New Mexico’s State Land Office generated $852 million in lease payments, oil and gas lease sales, fees, royalties, and other revenue in fiscal 2018, according to the office. That money funds public institutions in a state that depends heavily on oil and gas.
Proposing changes to an industry that reached record production in New Mexico last year inevitably draws controversy. Garcia Richard said some of her priorities will take time, but that her focus is on negotiating how the state can profit the most from its land while protecting it as a resource.
“I think there’s a lot of potential to do good in this office,” she told Bloomberg Environment.
Pressure ‘To Get Things Right’
The ties between the land office and the money it generates for schools inspired Garcia Richard to run for the position. Her background as a public educator means she knows “the value of a dollar in a classroom,” she said.
She grew up in Silver City in the southwestern part of the state, and family ties to ranching connected her to public lands early on, she said.
She spent six years serving in the state House, where she chaired the Education Committee and worked on legislation aimed at increasing access to education, transparency, and investments in renewable energy, job training, and economic development.
The State Land Office is undergoing a culture shift, Garcia Richard said. More than 60 percent of the leadership team are women, according to the office.
It is also working on an internal rule change to make sure leases and documents are gender-inclusive instead of defaulting to “he.”
In a recent announcement outlining her first 100 days as commissioner, Garcia Richard said she felt “a tremendous responsibility to get things right” as the first woman in the role.
The team of female leaders is a change for Jordan Kessler, the office’s new assistant commissioner for mineral resources who previously worked for private law firms on oil and gas regulatory issues. The chance to address water and methane policies as well as work with Garcia Richard convinced Kessler to take the role, she said.
“I so much admired her vision for New Mexico,” Kessler said.
Rate Increases Denied
Industry advocates and other opponents, though, have pushed back on some of Garcia Richard’s positions. One group has criticized her office’s new logo, which features windmills instead of oil wells.
The Rio Grande Foundation, a free-market think tank in Albuquerque, started a contest to redesign the logo to focus on the oil and gas industry. Garcia Richard called the idea a gimmick and said the office logo shows a commitment to sustainability and renewable energy.
Legislators also killed a proposal this year to raise the state’s royalty rates on high-producing oil and gas leases and to require a royalty for vented and flared gas. Garcia Richard argued the rate increase would put New Mexico on par with Texas.
Opponents, though, said the legislation would make New Mexico state lands less attractive to businesses. Producers would move elsewhere, which would reduce competition and hurt the state’s income, they argued.
“We should be looking to attract capital, not push it away,” Aimee Barabe, a lobbyist for the New Mexico Oil and Gas Association, told lawmakers earlier this year.

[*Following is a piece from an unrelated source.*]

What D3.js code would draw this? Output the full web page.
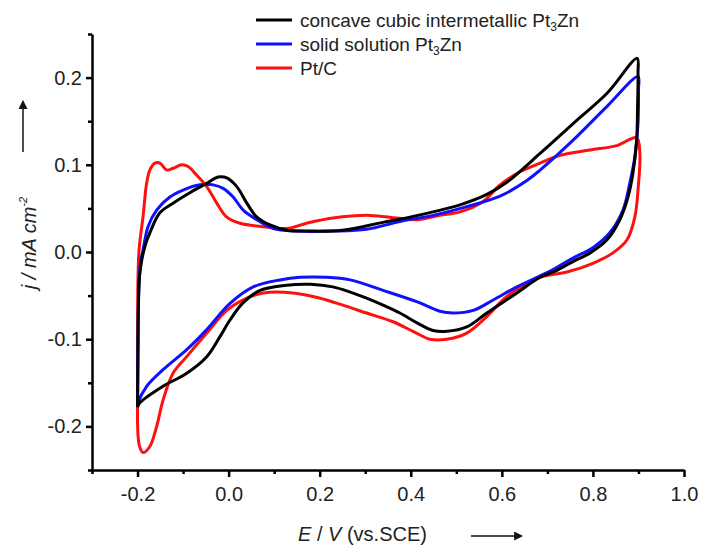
<!DOCTYPE html>
<html>
<head>
<meta charset="utf-8">
<script src="https://cdn.jsdelivr.net/npm/d3@7"></script>
<style>
  body { margin: 0; background: #fff; }
  svg { font-family: "Liberation Sans", Arial, sans-serif; }
  .axis path, .axis line { stroke: #000; stroke-width: 2.5; }
  .axis text { font-size: 20px; fill: #222; }
</style>
</head>
<body>
<svg id="chart" width="706" height="546"></svg>
<script>
// Series: [E (V vs. SCE), j (mA cm-2)], one closed CV loop each
const intermetallic = [
  [-0.200,-0.178],[-0.199,-0.120],[-0.198,-0.060],[-0.196,-0.030],[-0.191,-0.010],[-0.183,0.008],
  [-0.173,0.022],[-0.151,0.045],[-0.122,0.056],[-0.085,0.068],[-0.047,0.079],[-0.023,0.086],
  [-0.004,0.085],[0.018,0.075],[0.040,0.056],[0.062,0.040],[0.091,0.031],[0.128,0.025],
  [0.179,0.024],[0.250,0.025],[0.339,0.034],[0.398,0.040],[0.449,0.046],[0.508,0.054],
  [0.567,0.066],[0.611,0.080],[0.684,0.113],[0.756,0.147],[0.831,0.182],[0.897,0.222],
  [0.899,0.205],[0.898,0.166],[0.896,0.128],[0.888,0.091],[0.877,0.063],[0.859,0.037],
  [0.831,0.014],[0.794,-0.001],[0.756,-0.011],[0.721,-0.021],[0.684,-0.029],[0.633,-0.047],
  [0.567,-0.070],[0.523,-0.086],[0.479,-0.091],[0.449,-0.090],[0.413,-0.081],[0.376,-0.070],
  [0.339,-0.061],[0.303,-0.053],[0.267,-0.046],[0.229,-0.040],[0.180,-0.037],[0.128,-0.038],
  [0.069,-0.044],[0.032,-0.058],[0.003,-0.078],[-0.019,-0.097],[-0.048,-0.120],[-0.092,-0.139],
  [-0.144,-0.154],[-0.195,-0.173],[-0.200,-0.178]
];
const solidSolution = [
  [-0.200,-0.176],[-0.199,-0.100],[-0.197,-0.040],[-0.193,-0.010],[-0.188,0.002],[-0.177,0.029],
  [-0.158,0.048],[-0.129,0.063],[-0.100,0.071],[-0.063,0.077],[-0.034,0.077],[-0.012,0.073],
  [0.010,0.063],[0.032,0.048],[0.062,0.037],[0.098,0.027],[0.150,0.024],[0.230,0.024],
  [0.303,0.026],[0.376,0.035],[0.449,0.042],[0.523,0.052],[0.596,0.064],[0.655,0.082],
  [0.684,0.094],[0.756,0.128],[0.831,0.167],[0.899,0.201],
  [0.900,0.186],[0.899,0.148],[0.892,0.109],[0.881,0.079],[0.866,0.048],[0.837,0.022],
  [0.800,0.005],[0.756,-0.007],[0.706,-0.022],[0.633,-0.040],[0.581,-0.055],[0.537,-0.067],
  [0.493,-0.070],[0.464,-0.068],[0.413,-0.057],[0.339,-0.044],[0.267,-0.032],[0.215,-0.029],
  [0.157,-0.029],[0.113,-0.032],[0.054,-0.040],[0.003,-0.059],[-0.048,-0.089],[-0.092,-0.112],
  [-0.144,-0.135],[-0.180,-0.154],[-0.199,-0.173],[-0.200,-0.176]
];
const ptC = [
  [-0.200,-0.195],[-0.200,-0.100],[-0.199,-0.030],[-0.197,0.000],[-0.193,0.020],[-0.188,0.040],
  [-0.180,0.079],[-0.173,0.094],[-0.162,0.102],[-0.151,0.102],[-0.136,0.094],[-0.122,0.096],
  [-0.103,0.100],[-0.089,0.098],[-0.070,0.088],[-0.048,0.075],[-0.026,0.056],[-0.004,0.040],
  [0.025,0.033],[0.076,0.029],[0.128,0.027],[0.171,0.033],[0.229,0.039],[0.310,0.042],
  [0.369,0.039],[0.413,0.037],[0.464,0.042],[0.508,0.046],[0.559,0.058],[0.596,0.077],
  [0.640,0.092],[0.684,0.102],[0.728,0.111],[0.794,0.117],[0.852,0.122],[0.896,0.131],
  [0.903,0.114],[0.899,0.071],[0.892,0.040],[0.875,0.014],[0.844,-0.001],[0.800,-0.013],
  [0.743,-0.023],[0.684,-0.029],[0.611,-0.051],[0.567,-0.074],[0.523,-0.093],[0.479,-0.100],
  [0.442,-0.100],[0.405,-0.091],[0.361,-0.080],[0.303,-0.070],[0.251,-0.061],[0.201,-0.053],
  [0.141,-0.047],[0.076,-0.047],[0.040,-0.053],[-0.004,-0.067],[-0.048,-0.093],[-0.092,-0.120],
  [-0.122,-0.139],[-0.144,-0.170],[-0.158,-0.200],[-0.173,-0.223],[-0.188,-0.230],[-0.196,-0.222],
  [-0.200,-0.195]
];

const xTicks = [-0.2, 0.0, 0.2, 0.4, 0.6, 0.8, 1.0];
const xMinor = [-0.3, -0.1, 0.1, 0.3, 0.5, 0.7, 0.9];
const yTicks = [-0.2, -0.1, 0.0, 0.1, 0.2];
const yMinor = [-0.25, -0.15, -0.05, 0.05, 0.15, 0.25];

const series = [
  {name: "concave cubic intermetallic Pt", sub: "3", tail: "Zn", color: "#000000", data: intermetallic},
  {name: "solid solution Pt", sub: "3", tail: "Zn", color: "#1010ff", data: solidSolution},
  {name: "Pt/C", sub: "", tail: "", color: "#ff1010", data: ptC}
];

const svg = d3.select("#chart");

const x = d3.scaleLinear().domain([-0.3, 1.0]).range([92, 684]);
const y = d3.scaleLinear().domain([-0.25, 0.25]).range([470, 34]);

// curves (black drawn last so it sits on top)
const line = d3.line()
  .x(d => x(d[0]))
  .y(d => y(d[1]))
  .curve(d3.curveCatmullRom.alpha(0.5));

svg.append("g")
  .selectAll("path")
  .data([series[2], series[1], series[0]])
  .join("path")
    .attr("d", d => line(d.data))
    .attr("fill", "none")
    .attr("stroke", d => d.color)
    .attr("stroke-width", 3)
    .attr("stroke-linejoin", "round");

// axes
const fmt = d => d.toFixed(1);
svg.append("g")
  .attr("class", "axis")
  .attr("transform", `translate(0,${y(-0.25)})`)
  .call(d3.axisBottom(x).tickValues(xTicks).tickFormat(fmt).tickSize(7).tickPadding(10).tickSizeOuter(0));
svg.append("g")
  .attr("class", "axis")
  .attr("transform", `translate(0,${y(-0.25)})`)
  .call(d3.axisBottom(x).tickValues(xMinor).tickFormat("").tickSize(4).tickSizeOuter(0))
  .select(".domain").remove();

svg.append("g")
  .attr("class", "axis")
  .attr("transform", `translate(${x(-0.3)},0)`)
  .call(d3.axisLeft(y).tickValues(yTicks).tickFormat(fmt).tickSize(6).tickPadding(4).tickSizeOuter(0));
svg.append("g")
  .attr("class", "axis")
  .attr("transform", `translate(${x(-0.3)},0)`)
  .call(d3.axisLeft(y).tickValues(yMinor).tickFormat("").tickSize(4).tickSizeOuter(0))
  .select(".domain").remove();

// axis titles with arrows
svg.append("defs").append("marker")
  .attr("id", "head")
  .attr("viewBox", "0 0 10 10")
  .attr("refX", 1).attr("refY", 5)
  .attr("markerWidth", 6).attr("markerHeight", 6)
  .attr("orient", "auto")
  .append("path").attr("d", "M0,0L10,5L0,10Z").attr("fill", "#111");

const xTitle = svg.append("text")
  .attr("x", 298).attr("y", 541)
  .attr("font-size", 20).attr("fill", "#222");
xTitle.append("tspan").attr("font-style", "italic").text("E");
xTitle.append("tspan").text(" / ");
xTitle.append("tspan").attr("font-style", "italic").text("V");
xTitle.append("tspan").text(" (vs.SCE)");

svg.append("line")
  .attr("x1", 471).attr("x2", 515).attr("y1", 536).attr("y2", 536)
  .attr("stroke", "#111").attr("stroke-width", 1.5)
  .attr("marker-end", "url(#head)");

const yTitle = svg.append("text")
  .attr("transform", "translate(36,243) rotate(-90)")
  .attr("text-anchor", "middle")
  .attr("font-size", 20).attr("font-style", "italic").attr("fill", "#222");
yTitle.append("tspan").text("j / mA cm");
yTitle.append("tspan").attr("font-size", 11).attr("dy", -9).text("-2");

svg.append("line")
  .attr("x1", 23).attr("x2", 23).attr("y1", 152).attr("y2", 108)
  .attr("stroke", "#111").attr("stroke-width", 1.5)
  .attr("marker-end", "url(#head)");

// legend
const legend = svg.append("g")
  .selectAll("g")
  .data(series)
  .join("g")
    .attr("transform", (d, i) => `translate(256,${20 + i * 24})`);
legend.append("line")
  .attr("x1", 0).attr("x2", 36)
  .attr("stroke", d => d.color).attr("stroke-width", 3);
const label = legend.append("text")
  .attr("x", 44).attr("y", 7)
  .attr("font-size", 19).attr("fill", "#222");
label.append("tspan").text(d => d.name);
label.append("tspan").attr("font-size", 12).attr("dy", 4).text(d => d.sub);
label.append("tspan").attr("dy", d => d.sub ? -4 : 0).text(d => d.tail);
</script>
</body>
</html>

But Garcia Richard said she’s seen some early successes. Democratic Gov. Michelle Lujan Grisham signed a law to increase transparency and public input for state land deals.
Garcia Richard also established a renewable energy office within her agency to actively recruit projects to state lands. New Mexico could become a wind and solar leader and diversify its industries, she said.
“We’re shifting our focus,” she said.